Part I: What we thought we knew we didn't

The tiny, but mighty, town of Churchill, Manitoba, is located on the western shore of Hudson's Bay, about 500 miles south of the Arctic Circle. It is accessed by air, water, or train only - there literally are no roads to Churchill, even from near-by towns. Of which there are none. It is a unique inland deep-water port through which, historically, massive tons of produce, comprising 90% wheat from Canada's breadbasket provinces - Manitoba, Saskatchewan, and Alberta - is delivered by rail and shipped out: this in spite of the tightly limited season during which the Bay is ice-free, from July to early November.  But it is with the ice that the greater world's fascination with Churchill really lies. Each winter this ice, due to quirks of geography and climate, forms first along Churchill's shores. And the polar bears (Ursus maritimus) that have been on land all summer congregate there, starting in October each year, waiting nervously for the Bay to freeze.

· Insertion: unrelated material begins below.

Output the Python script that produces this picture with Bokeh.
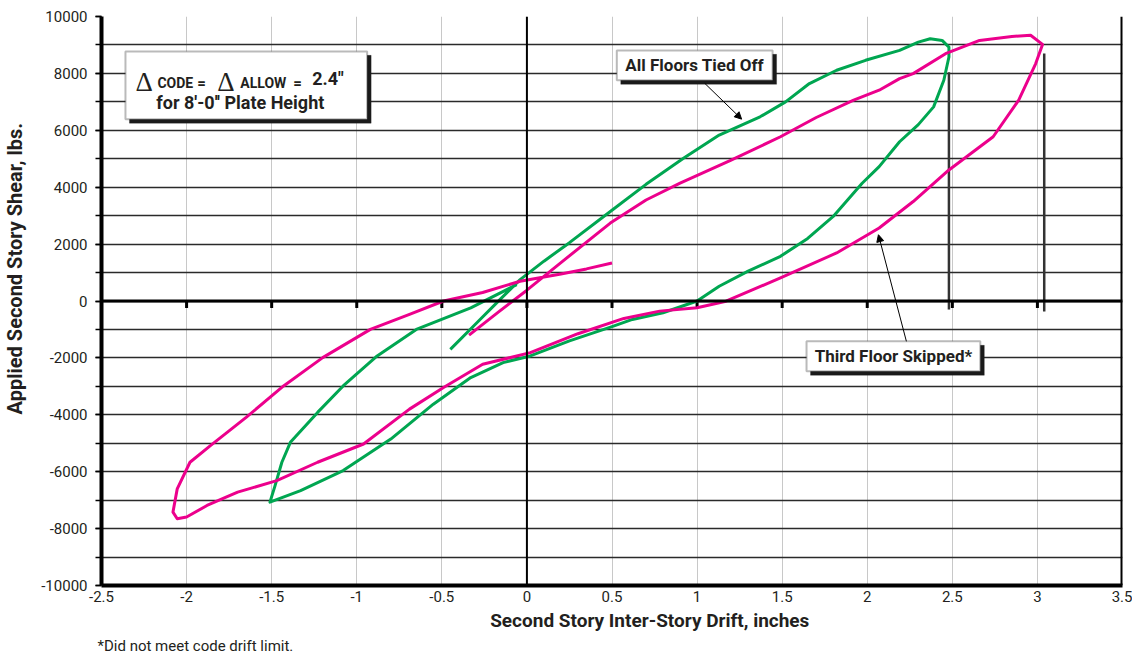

We are amply familiar with the annual cycles of grizzly and black bear life. This October, KLK and I had to re-learn what we thought we knew about bears. You might be thinking, as did we, "winter + ice + bears = hibernation" but the polar bear's year is radically different. The great white bears in fact spend the winter quite awake, feeding upon, in the case of Churchill's bears especially, ringed seals. Yes, we have all seen zoo polar bears playing in water, but it turns out they do it to keep cool in warm climates like Chicago, and because they're otherwise bored silly in captivity.  They are fantastic swimmers, but they just can't nab an agile seal in open water. They wait on the ice, sometimes for many, many hours, near the seals' air-holes. When a hapless seal rises for a breath, the bear reaches down and grabs its head, hauling it onto the ice to gorge on its ample blubber. Or, if it's lucky and stealthy enough, it can sneak up on a seal basking on the icy surface.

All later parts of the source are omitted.